__Dataset content__
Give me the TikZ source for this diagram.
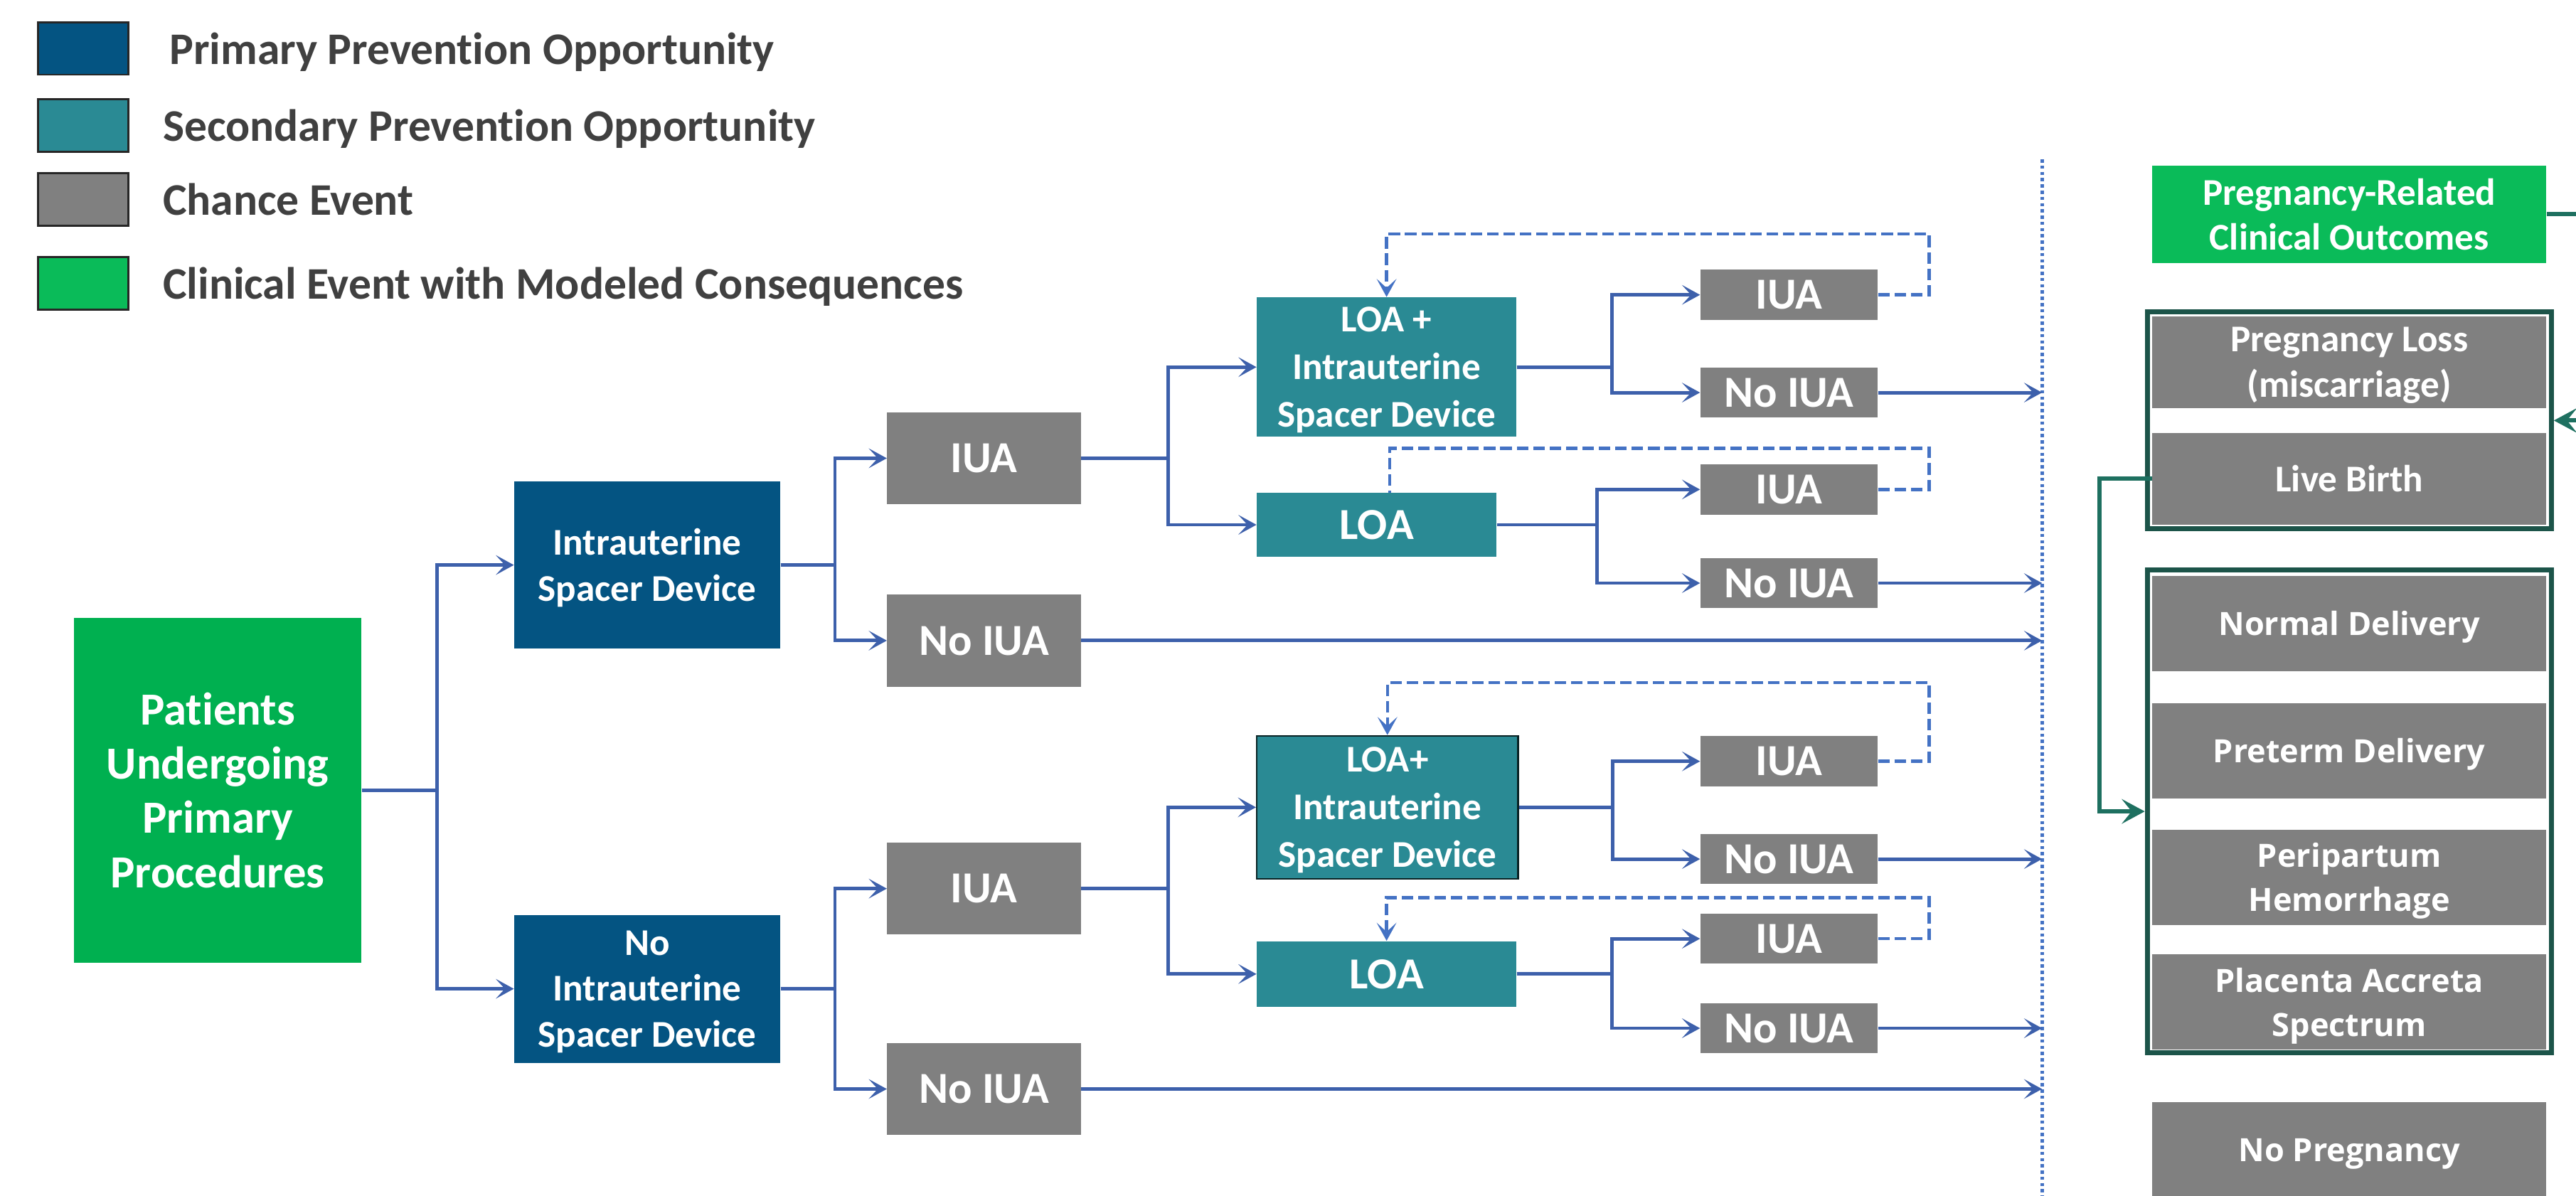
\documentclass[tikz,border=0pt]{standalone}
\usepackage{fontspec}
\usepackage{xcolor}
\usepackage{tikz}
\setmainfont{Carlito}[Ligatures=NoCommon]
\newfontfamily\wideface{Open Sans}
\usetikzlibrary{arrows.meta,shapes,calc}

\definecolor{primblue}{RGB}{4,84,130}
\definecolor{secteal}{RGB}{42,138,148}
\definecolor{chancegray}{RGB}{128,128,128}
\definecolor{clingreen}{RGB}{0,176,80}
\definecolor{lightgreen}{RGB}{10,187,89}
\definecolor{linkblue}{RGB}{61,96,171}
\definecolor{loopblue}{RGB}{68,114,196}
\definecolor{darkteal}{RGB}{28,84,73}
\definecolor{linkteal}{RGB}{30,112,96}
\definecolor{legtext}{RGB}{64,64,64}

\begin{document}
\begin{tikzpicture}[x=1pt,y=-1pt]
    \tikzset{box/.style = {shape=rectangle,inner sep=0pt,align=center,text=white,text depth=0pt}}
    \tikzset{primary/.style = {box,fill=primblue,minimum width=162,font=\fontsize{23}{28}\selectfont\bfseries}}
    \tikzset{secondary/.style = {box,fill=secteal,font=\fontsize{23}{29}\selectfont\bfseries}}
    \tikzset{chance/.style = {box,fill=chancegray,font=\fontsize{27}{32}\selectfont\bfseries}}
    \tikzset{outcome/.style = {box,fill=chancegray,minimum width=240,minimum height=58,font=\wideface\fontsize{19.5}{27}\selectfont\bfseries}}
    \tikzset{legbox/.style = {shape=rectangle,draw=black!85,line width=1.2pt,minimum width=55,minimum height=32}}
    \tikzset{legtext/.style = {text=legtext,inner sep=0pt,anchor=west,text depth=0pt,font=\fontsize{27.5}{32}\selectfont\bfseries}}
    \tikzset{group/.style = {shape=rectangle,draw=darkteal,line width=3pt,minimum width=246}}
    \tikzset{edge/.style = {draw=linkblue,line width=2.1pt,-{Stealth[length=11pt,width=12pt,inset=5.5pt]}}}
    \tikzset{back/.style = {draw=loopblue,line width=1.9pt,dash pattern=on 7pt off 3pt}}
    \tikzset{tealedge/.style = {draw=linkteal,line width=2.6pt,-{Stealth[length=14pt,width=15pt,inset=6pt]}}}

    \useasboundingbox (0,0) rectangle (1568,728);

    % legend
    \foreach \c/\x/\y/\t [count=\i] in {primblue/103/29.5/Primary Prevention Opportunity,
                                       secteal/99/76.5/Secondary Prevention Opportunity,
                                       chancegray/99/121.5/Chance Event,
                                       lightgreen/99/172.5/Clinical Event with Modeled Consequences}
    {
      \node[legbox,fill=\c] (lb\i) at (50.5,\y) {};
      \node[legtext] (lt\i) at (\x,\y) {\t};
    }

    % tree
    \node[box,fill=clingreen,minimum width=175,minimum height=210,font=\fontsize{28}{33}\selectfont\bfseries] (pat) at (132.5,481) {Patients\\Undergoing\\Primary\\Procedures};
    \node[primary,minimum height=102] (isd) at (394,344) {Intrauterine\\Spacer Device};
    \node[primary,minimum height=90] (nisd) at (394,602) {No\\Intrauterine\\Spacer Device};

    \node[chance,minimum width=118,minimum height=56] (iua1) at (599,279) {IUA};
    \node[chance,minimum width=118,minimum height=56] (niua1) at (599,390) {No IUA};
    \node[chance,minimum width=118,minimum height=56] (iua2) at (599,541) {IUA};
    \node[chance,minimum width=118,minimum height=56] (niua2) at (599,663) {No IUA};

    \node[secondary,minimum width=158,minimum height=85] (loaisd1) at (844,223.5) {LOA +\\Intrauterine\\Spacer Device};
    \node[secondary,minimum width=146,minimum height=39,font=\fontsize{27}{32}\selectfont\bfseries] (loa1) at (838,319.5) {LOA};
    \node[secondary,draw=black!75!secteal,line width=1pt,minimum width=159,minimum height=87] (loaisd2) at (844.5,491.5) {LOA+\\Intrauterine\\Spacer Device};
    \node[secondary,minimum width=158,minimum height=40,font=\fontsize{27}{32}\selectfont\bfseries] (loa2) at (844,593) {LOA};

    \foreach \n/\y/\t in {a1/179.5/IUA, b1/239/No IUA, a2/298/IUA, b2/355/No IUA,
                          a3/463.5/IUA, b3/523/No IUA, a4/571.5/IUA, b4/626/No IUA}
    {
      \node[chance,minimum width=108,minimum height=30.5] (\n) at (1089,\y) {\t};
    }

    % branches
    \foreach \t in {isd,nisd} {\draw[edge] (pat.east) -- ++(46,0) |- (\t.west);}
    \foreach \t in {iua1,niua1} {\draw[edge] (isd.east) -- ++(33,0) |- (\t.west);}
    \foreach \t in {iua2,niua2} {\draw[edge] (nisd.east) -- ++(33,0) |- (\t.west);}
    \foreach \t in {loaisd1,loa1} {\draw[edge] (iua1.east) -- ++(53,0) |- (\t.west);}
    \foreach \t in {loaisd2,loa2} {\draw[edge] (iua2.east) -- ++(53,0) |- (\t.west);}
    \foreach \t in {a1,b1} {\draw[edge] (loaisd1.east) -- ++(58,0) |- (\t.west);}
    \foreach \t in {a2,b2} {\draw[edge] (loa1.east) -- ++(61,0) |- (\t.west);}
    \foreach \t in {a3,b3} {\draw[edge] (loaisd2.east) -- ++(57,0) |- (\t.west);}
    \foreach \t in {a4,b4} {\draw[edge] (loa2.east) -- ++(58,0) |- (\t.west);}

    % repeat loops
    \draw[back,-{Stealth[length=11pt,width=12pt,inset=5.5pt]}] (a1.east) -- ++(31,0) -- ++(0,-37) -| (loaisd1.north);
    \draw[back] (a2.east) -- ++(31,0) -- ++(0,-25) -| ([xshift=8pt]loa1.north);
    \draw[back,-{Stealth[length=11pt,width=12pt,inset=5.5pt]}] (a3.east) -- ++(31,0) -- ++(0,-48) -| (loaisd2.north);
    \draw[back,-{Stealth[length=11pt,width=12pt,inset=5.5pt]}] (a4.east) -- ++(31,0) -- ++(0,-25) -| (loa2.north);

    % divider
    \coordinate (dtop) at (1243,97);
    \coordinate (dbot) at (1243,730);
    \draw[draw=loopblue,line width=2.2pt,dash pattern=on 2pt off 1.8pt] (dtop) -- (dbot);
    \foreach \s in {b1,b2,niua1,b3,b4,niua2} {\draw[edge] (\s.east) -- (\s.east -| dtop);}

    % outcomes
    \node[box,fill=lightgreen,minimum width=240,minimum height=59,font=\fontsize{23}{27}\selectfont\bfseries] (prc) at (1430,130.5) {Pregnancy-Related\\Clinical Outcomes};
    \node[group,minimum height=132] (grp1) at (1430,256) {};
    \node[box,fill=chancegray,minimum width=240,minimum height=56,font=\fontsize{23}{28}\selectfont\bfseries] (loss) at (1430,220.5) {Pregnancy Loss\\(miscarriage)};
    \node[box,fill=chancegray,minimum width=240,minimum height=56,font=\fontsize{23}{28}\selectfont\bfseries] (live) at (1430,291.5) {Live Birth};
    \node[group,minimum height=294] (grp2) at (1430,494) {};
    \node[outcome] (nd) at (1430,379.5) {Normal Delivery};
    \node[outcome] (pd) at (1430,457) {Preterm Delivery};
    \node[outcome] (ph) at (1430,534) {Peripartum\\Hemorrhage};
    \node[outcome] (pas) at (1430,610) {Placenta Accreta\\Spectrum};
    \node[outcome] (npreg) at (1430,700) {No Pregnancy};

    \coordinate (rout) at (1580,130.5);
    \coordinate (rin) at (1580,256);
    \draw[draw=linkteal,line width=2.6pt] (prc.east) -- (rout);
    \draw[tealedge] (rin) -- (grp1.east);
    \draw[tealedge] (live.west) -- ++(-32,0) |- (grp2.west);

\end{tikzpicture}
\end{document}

__Written request__
Pictures excluded, repeat exactly the lines from the top of the material through the line with "(0,0) rectangle (1568,728);", including both of those lines.

__Exercise response__
Give me the TikZ source for this diagram.
\documentclass[tikz,border=0pt]{standalone}
\usepackage{fontspec}
\usepackage{xcolor}
\usepackage{tikz}
\setmainfont{Carlito}[Ligatures=NoCommon]
\newfontfamily\wideface{Open Sans}
\usetikzlibrary{arrows.meta,shapes,calc}

\definecolor{primblue}{RGB}{4,84,130}
\definecolor{secteal}{RGB}{42,138,148}
\definecolor{chancegray}{RGB}{128,128,128}
\definecolor{clingreen}{RGB}{0,176,80}
\definecolor{lightgreen}{RGB}{10,187,89}
\definecolor{linkblue}{RGB}{61,96,171}
\definecolor{loopblue}{RGB}{68,114,196}
\definecolor{darkteal}{RGB}{28,84,73}
\definecolor{linkteal}{RGB}{30,112,96}
\definecolor{legtext}{RGB}{64,64,64}

\begin{document}
\begin{tikzpicture}[x=1pt,y=-1pt]
    \tikzset{box/.style = {shape=rectangle,inner sep=0pt,align=center,text=white,text depth=0pt}}
    \tikzset{primary/.style = {box,fill=primblue,minimum width=162,font=\fontsize{23}{28}\selectfont\bfseries}}
    \tikzset{secondary/.style = {box,fill=secteal,font=\fontsize{23}{29}\selectfont\bfseries}}
    \tikzset{chance/.style = {box,fill=chancegray,font=\fontsize{27}{32}\selectfont\bfseries}}
    \tikzset{outcome/.style = {box,fill=chancegray,minimum width=240,minimum height=58,font=\wideface\fontsize{19.5}{27}\selectfont\bfseries}}
    \tikzset{legbox/.style = {shape=rectangle,draw=black!85,line width=1.2pt,minimum width=55,minimum height=32}}
    \tikzset{legtext/.style = {text=legtext,inner sep=0pt,anchor=west,text depth=0pt,font=\fontsize{27.5}{32}\selectfont\bfseries}}
    \tikzset{group/.style = {shape=rectangle,draw=darkteal,line width=3pt,minimum width=246}}
    \tikzset{edge/.style = {draw=linkblue,line width=2.1pt,-{Stealth[length=11pt,width=12pt,inset=5.5pt]}}}
    \tikzset{back/.style = {draw=loopblue,line width=1.9pt,dash pattern=on 7pt off 3pt}}
    \tikzset{tealedge/.style = {draw=linkteal,line width=2.6pt,-{Stealth[length=14pt,width=15pt,inset=6pt]}}}

    \useasboundingbox (0,0) rectangle (1568,728);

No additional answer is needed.